## [Goal of the exercise]
Quote word for word the lines below, beginning with the first and ending with the one that has "at (2228,438) (rep)". Drop the pictures.
--- begin ---
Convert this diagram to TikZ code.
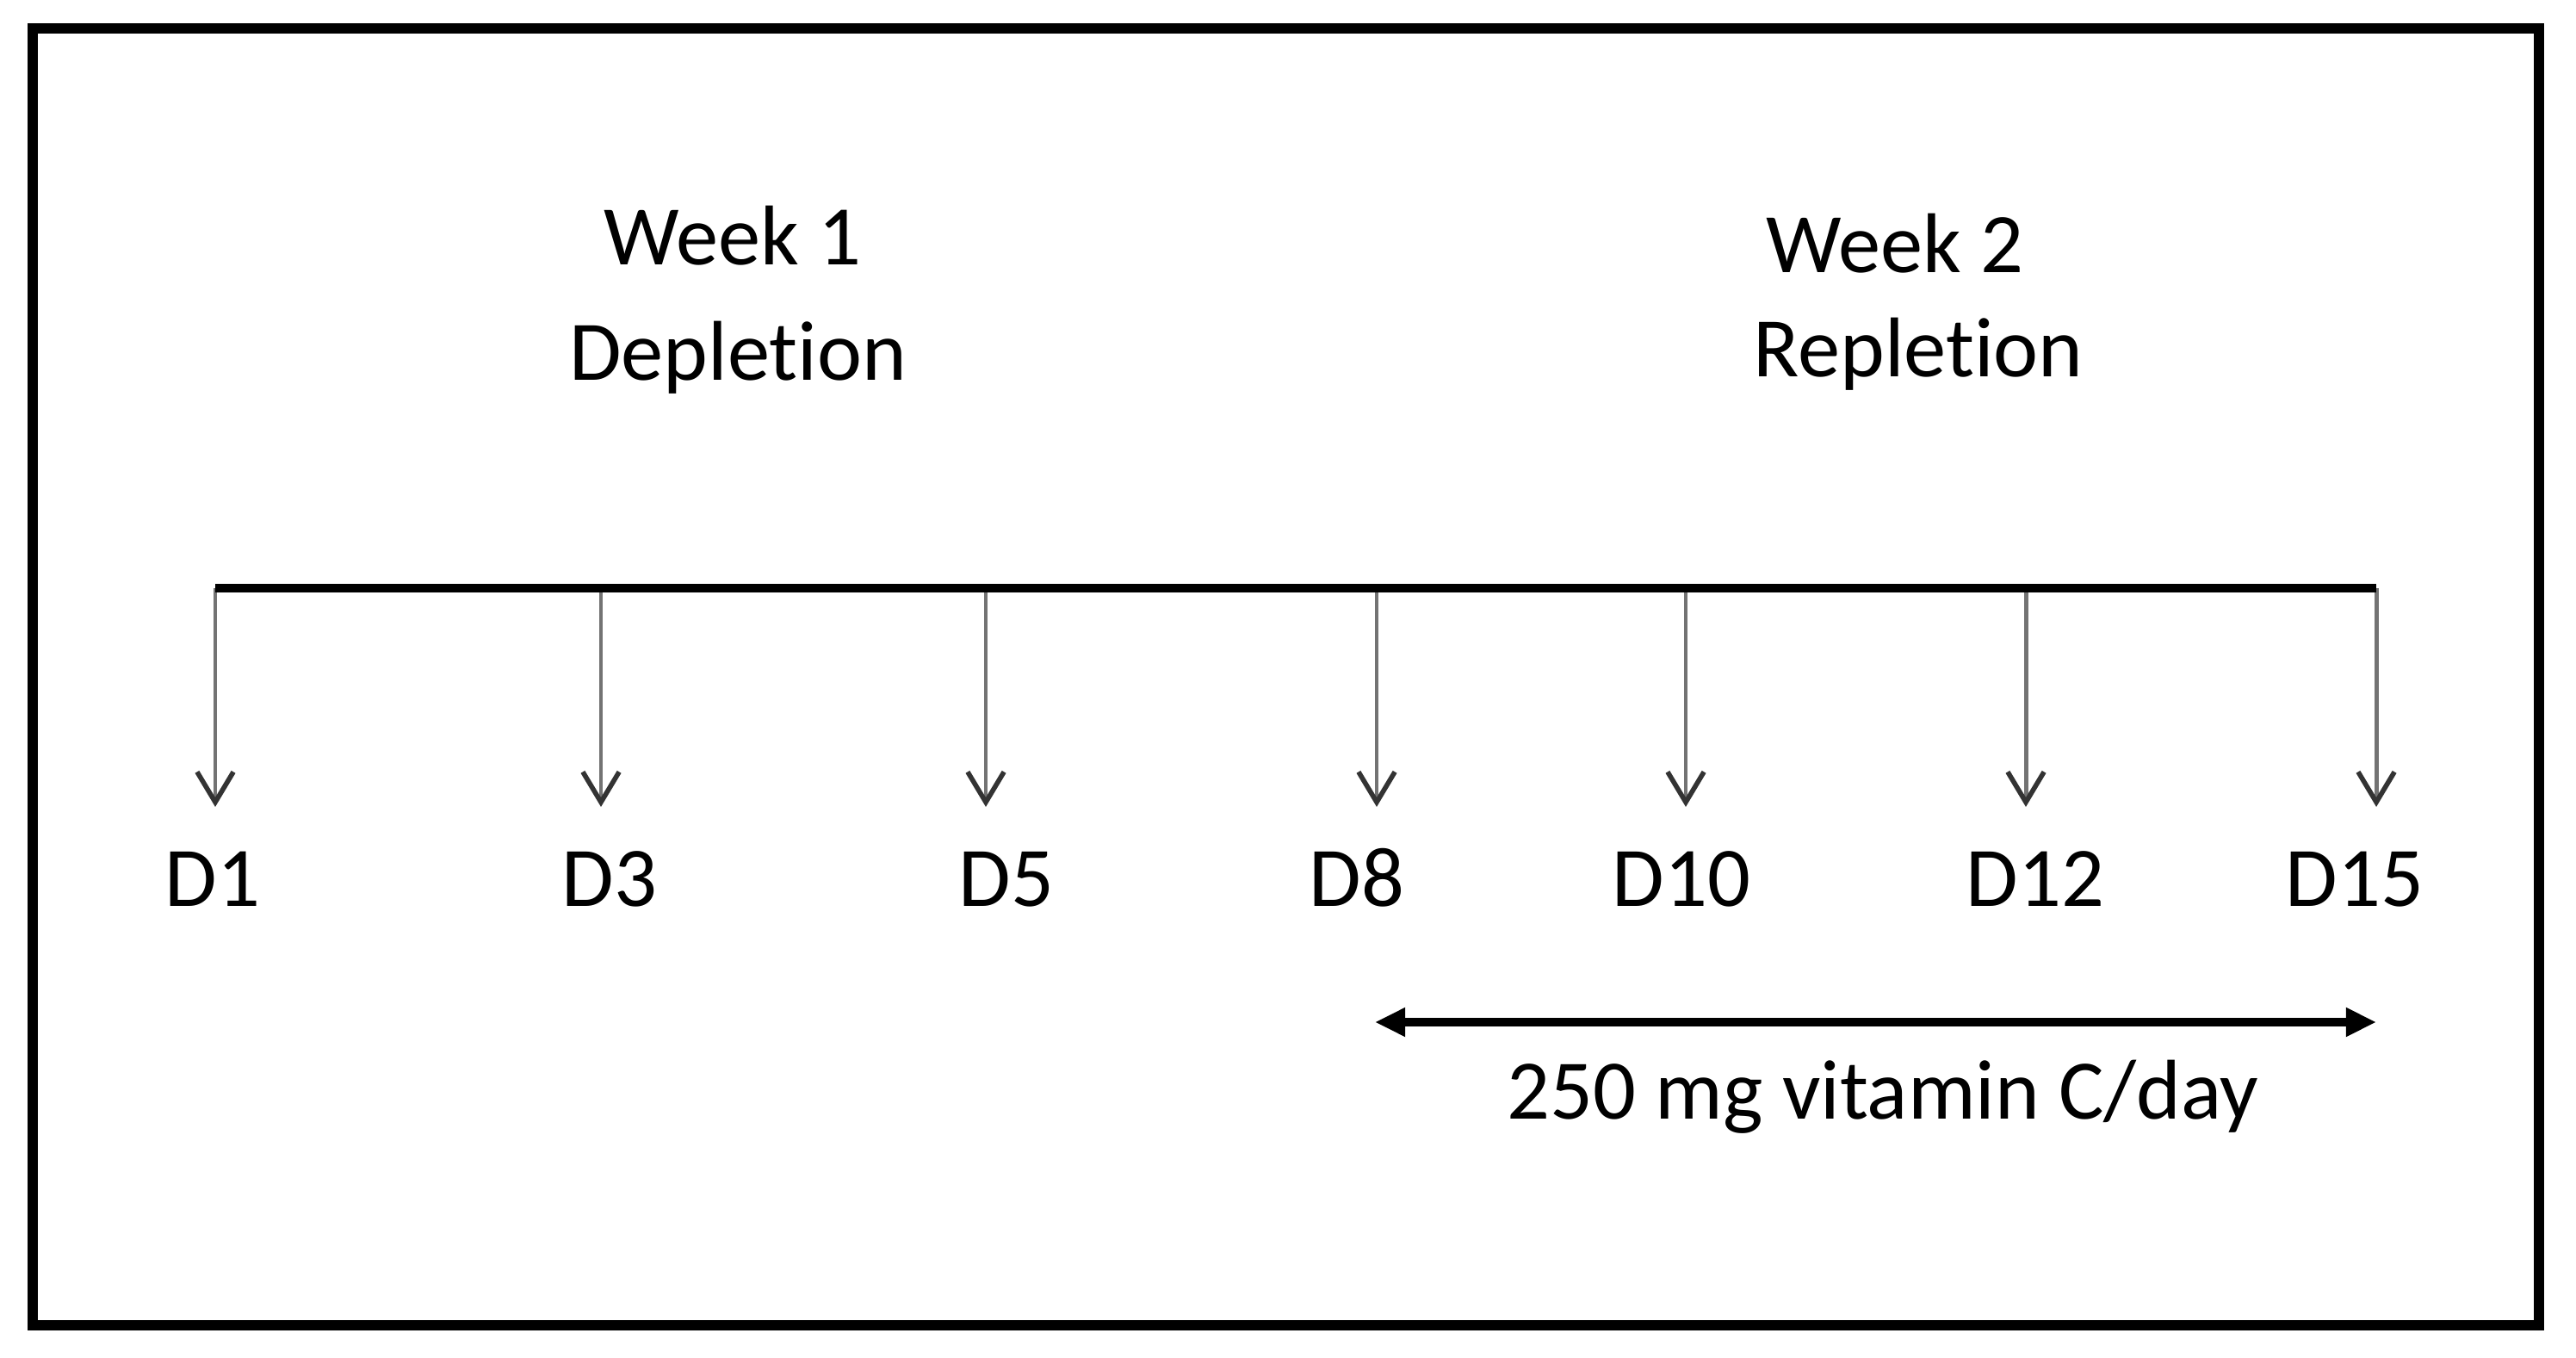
\documentclass[tikz,border=0pt]{standalone}
\usepackage{fontspec}
\setmainfont{Carlito}
\usetikzlibrary{positioning,arrows.meta}

\begin{document}
\begin{tikzpicture}[x=0.01cm,y=-0.01cm,
    lbl/.style={anchor=base,inner sep=0pt,font=\fontsize{28}{34}\selectfont},
    tick/.style={draw=black!55,line width=1.4pt,-{Straight Barb[length=10pt,width=12pt,line width=1.6pt,color=black!80]}},
    span/.style={line width=2.6pt,{Triangle[length=10pt,width=9pt]}-{Triangle[length=10pt,width=9pt]}}]
                \useasboundingbox (0,0) rectangle (2992,1577);
                %Frame
                \draw[line width=3.4pt] (38,33) rectangle (2949,1539);

                %Nodes
                \node[lbl] at (851,308)  (wk1)  {Week 1};
                \node[lbl] at (857,442)  (dep)  {Deplet\kern0pt ion};
                \node[lbl] at (2201,317) (wk2)  {Week 2};
                \node[lbl] at (2228,438) (rep)  {Replet\kern0pt ion};

                \node[lbl] at (247,1052)  (d1)  {D1};
                \node[lbl] at (708,1052)  (d3)  {D3};
                \node[lbl] at (1169,1052) (d5)  {D5};
                \node[lbl] at (1576,1052) (d8)  {D8};
                \node[lbl] at (1953,1052) (d10) {D10};
                \node[lbl] at (2364,1052) (d12) {D12};
                \node[lbl] at (2735,1052) (d15) {D15};

                \node[lbl] at (2187,1299) (vitc) {250 mg vitamin C/day};

                \coordinate (t1)  at (250,683);
                \coordinate (t3)  at (698,683);
                \coordinate (t5)  at (1145,683);
                \coordinate (t8)  at (1599,683);
                \coordinate (t10) at (1958,683);
                \coordinate (t12) at (2353,683);
                \coordinate (t15) at (2760,683);

                \coordinate (a1)  at (250,937);
                \coordinate (a3)  at (698,937);
                \coordinate (a5)  at (1145,937);
                \coordinate (a8)  at (1599,937);
                \coordinate (a10) at (1958,937);
                \coordinate (a12) at (2353,937);
                \coordinate (a15) at (2760,937);

                \coordinate (sl) at (1597,1187);
                \coordinate (sr) at (2760,1187);

                %Lines
                \draw[tick] (t1) -- (a1);
                \draw[tick] (t3) -- (a3);
                \draw[tick] (t5) -- (a5);
                \draw[tick] (t8) -- (a8);
                \draw[tick] (t10) -- (a10);
                \draw[tick] (t12) -- (a12);
                \draw[tick] (t15) -- (a15);
                \draw[line width=3.1pt] (t1) -- (t15);
                \draw[span] (sl) -- (sr);
\end{tikzpicture}
\end{document}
--- end ---
## [Complete answer]
Convert this diagram to TikZ code.
\documentclass[tikz,border=0pt]{standalone}
\usepackage{fontspec}
\setmainfont{Carlito}
\usetikzlibrary{positioning,arrows.meta}

\begin{document}
\begin{tikzpicture}[x=0.01cm,y=-0.01cm,
    lbl/.style={anchor=base,inner sep=0pt,font=\fontsize{28}{34}\selectfont},
    tick/.style={draw=black!55,line width=1.4pt,-{Straight Barb[length=10pt,width=12pt,line width=1.6pt,color=black!80]}},
    span/.style={line width=2.6pt,{Triangle[length=10pt,width=9pt]}-{Triangle[length=10pt,width=9pt]}}]
                \useasboundingbox (0,0) rectangle (2992,1577);
                %Frame
                \draw[line width=3.4pt] (38,33) rectangle (2949,1539);

                %Nodes
                \node[lbl] at (851,308)  (wk1)  {Week 1};
                \node[lbl] at (857,442)  (dep)  {Deplet\kern0pt ion};
                \node[lbl] at (2201,317) (wk2)  {Week 2};
                \node[lbl] at (2228,438) (rep)  {Replet\kern0pt ion};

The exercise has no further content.